### What you should do
Without the pictures, copy all the entries below exactly.

### Rows from a dataset
»»
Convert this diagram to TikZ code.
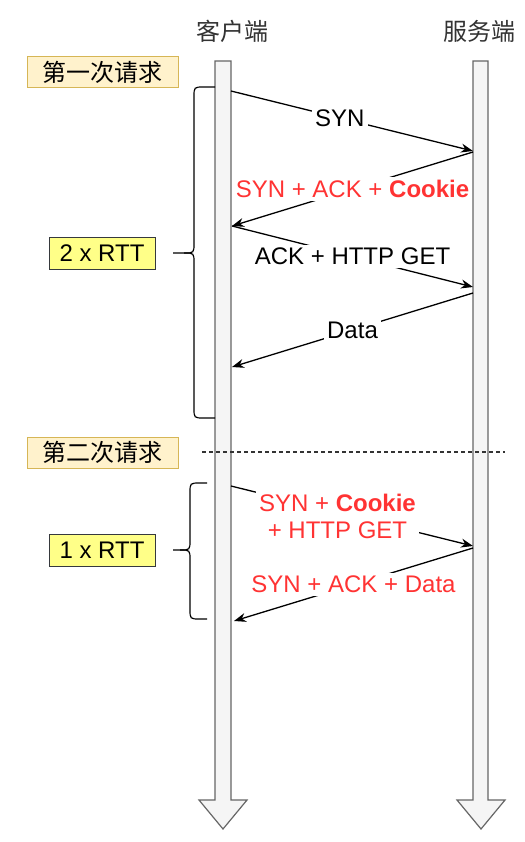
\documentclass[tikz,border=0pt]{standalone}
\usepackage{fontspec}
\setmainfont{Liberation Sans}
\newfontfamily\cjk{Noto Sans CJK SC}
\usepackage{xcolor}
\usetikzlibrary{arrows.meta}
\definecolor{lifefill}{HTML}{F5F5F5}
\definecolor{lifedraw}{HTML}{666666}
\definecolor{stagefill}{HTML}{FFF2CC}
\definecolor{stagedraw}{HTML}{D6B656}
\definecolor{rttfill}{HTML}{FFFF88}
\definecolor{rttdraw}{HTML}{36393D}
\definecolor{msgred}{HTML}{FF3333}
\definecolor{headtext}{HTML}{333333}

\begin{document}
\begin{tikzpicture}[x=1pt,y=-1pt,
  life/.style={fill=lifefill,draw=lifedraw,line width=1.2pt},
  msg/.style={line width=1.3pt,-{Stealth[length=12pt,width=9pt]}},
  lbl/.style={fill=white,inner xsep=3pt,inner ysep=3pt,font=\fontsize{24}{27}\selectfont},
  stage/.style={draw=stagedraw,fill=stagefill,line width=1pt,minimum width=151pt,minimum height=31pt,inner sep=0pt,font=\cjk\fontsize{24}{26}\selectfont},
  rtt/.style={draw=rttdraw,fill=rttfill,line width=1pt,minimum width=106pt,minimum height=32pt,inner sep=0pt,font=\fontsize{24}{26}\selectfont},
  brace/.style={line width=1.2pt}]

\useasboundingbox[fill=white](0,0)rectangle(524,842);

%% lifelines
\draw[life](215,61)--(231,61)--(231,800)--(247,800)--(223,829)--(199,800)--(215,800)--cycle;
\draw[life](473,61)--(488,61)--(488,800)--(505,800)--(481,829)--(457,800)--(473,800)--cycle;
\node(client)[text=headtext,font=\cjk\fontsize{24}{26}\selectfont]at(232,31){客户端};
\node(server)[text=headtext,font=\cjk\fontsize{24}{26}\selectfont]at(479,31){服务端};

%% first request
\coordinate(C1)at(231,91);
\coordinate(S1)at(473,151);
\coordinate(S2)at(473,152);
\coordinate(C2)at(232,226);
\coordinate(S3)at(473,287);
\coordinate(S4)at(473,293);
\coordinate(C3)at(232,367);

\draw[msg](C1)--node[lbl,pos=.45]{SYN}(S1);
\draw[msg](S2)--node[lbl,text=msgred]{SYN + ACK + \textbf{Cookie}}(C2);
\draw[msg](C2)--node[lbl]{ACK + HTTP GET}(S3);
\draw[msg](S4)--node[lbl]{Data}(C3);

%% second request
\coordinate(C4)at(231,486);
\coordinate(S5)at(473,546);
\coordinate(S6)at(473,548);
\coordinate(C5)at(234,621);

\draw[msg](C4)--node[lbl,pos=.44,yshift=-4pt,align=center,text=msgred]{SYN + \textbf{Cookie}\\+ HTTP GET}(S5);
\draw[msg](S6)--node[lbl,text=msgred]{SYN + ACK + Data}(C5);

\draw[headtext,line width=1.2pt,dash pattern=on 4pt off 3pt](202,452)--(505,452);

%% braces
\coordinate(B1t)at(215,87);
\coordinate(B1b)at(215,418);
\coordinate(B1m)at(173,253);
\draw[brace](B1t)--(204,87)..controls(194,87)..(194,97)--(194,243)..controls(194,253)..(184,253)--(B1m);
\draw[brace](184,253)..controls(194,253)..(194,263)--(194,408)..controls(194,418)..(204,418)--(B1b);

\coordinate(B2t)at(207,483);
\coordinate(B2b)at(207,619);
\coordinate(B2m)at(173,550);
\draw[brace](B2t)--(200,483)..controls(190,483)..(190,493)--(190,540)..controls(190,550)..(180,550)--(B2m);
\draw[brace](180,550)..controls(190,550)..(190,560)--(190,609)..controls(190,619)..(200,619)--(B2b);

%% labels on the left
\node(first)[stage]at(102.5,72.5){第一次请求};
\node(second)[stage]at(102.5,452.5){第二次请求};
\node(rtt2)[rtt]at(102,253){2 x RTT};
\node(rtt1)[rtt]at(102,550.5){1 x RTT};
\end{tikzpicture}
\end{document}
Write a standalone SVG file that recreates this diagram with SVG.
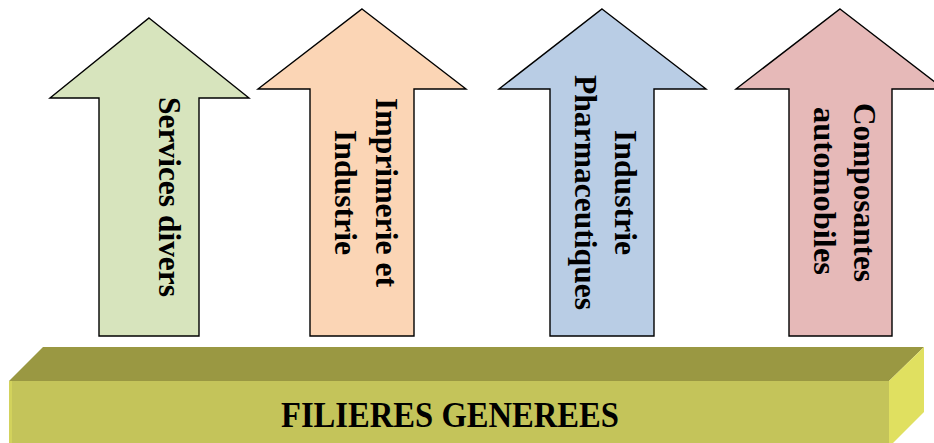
««
### Expected output
Convert this diagram to TikZ code.
\documentclass[tikz,border=0pt]{standalone}
\usepackage{fontspec}
\setmainfont{Liberation Sans}
\newfontfamily\cjk{Noto Sans CJK SC}
\usepackage{xcolor}
\usetikzlibrary{arrows.meta}
\definecolor{lifefill}{HTML}{F5F5F5}
\definecolor{lifedraw}{HTML}{666666}
\definecolor{stagefill}{HTML}{FFF2CC}
\definecolor{stagedraw}{HTML}{D6B656}
\definecolor{rttfill}{HTML}{FFFF88}
\definecolor{rttdraw}{HTML}{36393D}
\definecolor{msgred}{HTML}{FF3333}
\definecolor{headtext}{HTML}{333333}

\begin{document}
\begin{tikzpicture}[x=1pt,y=-1pt,
  life/.style={fill=lifefill,draw=lifedraw,line width=1.2pt},
  msg/.style={line width=1.3pt,-{Stealth[length=12pt,width=9pt]}},
  lbl/.style={fill=white,inner xsep=3pt,inner ysep=3pt,font=\fontsize{24}{27}\selectfont},
  stage/.style={draw=stagedraw,fill=stagefill,line width=1pt,minimum width=151pt,minimum height=31pt,inner sep=0pt,font=\cjk\fontsize{24}{26}\selectfont},
  rtt/.style={draw=rttdraw,fill=rttfill,line width=1pt,minimum width=106pt,minimum height=32pt,inner sep=0pt,font=\fontsize{24}{26}\selectfont},
  brace/.style={line width=1.2pt}]

\useasboundingbox[fill=white](0,0)rectangle(524,842);

%% lifelines
\draw[life](215,61)--(231,61)--(231,800)--(247,800)--(223,829)--(199,800)--(215,800)--cycle;
\draw[life](473,61)--(488,61)--(488,800)--(505,800)--(481,829)--(457,800)--(473,800)--cycle;
\node(client)[text=headtext,font=\cjk\fontsize{24}{26}\selectfont]at(232,31){客户端};
\node(server)[text=headtext,font=\cjk\fontsize{24}{26}\selectfont]at(479,31){服务端};

%% first request
\coordinate(C1)at(231,91);
\coordinate(S1)at(473,151);
\coordinate(S2)at(473,152);
\coordinate(C2)at(232,226);
\coordinate(S3)at(473,287);
\coordinate(S4)at(473,293);
\coordinate(C3)at(232,367);

\draw[msg](C1)--node[lbl,pos=.45]{SYN}(S1);
\draw[msg](S2)--node[lbl,text=msgred]{SYN + ACK + \textbf{Cookie}}(C2);
\draw[msg](C2)--node[lbl]{ACK + HTTP GET}(S3);
\draw[msg](S4)--node[lbl]{Data}(C3);

%% second request
\coordinate(C4)at(231,486);
\coordinate(S5)at(473,546);
\coordinate(S6)at(473,548);
\coordinate(C5)at(234,621);

\draw[msg](C4)--node[lbl,pos=.44,yshift=-4pt,align=center,text=msgred]{SYN + \textbf{Cookie}\\+ HTTP GET}(S5);
\draw[msg](S6)--node[lbl,text=msgred]{SYN + ACK + Data}(C5);

\draw[headtext,line width=1.2pt,dash pattern=on 4pt off 3pt](202,452)--(505,452);

%% braces
\coordinate(B1t)at(215,87);
\coordinate(B1b)at(215,418);
\coordinate(B1m)at(173,253);
\draw[brace](B1t)--(204,87)..controls(194,87)..(194,97)--(194,243)..controls(194,253)..(184,253)--(B1m);
\draw[brace](184,253)..controls(194,253)..(194,263)--(194,408)..controls(194,418)..(204,418)--(B1b);

\coordinate(B2t)at(207,483);
\coordinate(B2b)at(207,619);
\coordinate(B2m)at(173,550);
\draw[brace](B2t)--(200,483)..controls(190,483)..(190,493)--(190,540)..controls(190,550)..(180,550)--(B2m);
\draw[brace](180,550)..controls(190,550)..(190,560)--(190,609)..controls(190,619)..(200,619)--(B2b);

%% labels on the left
\node(first)[stage]at(102.5,72.5){第一次请求};
\node(second)[stage]at(102.5,452.5){第二次请求};
\node(rtt2)[rtt]at(102,253){2 x RTT};
\node(rtt1)[rtt]at(102,550.5){1 x RTT};
\end{tikzpicture}
\end{document}
Write a standalone SVG file that recreates this diagram with SVG.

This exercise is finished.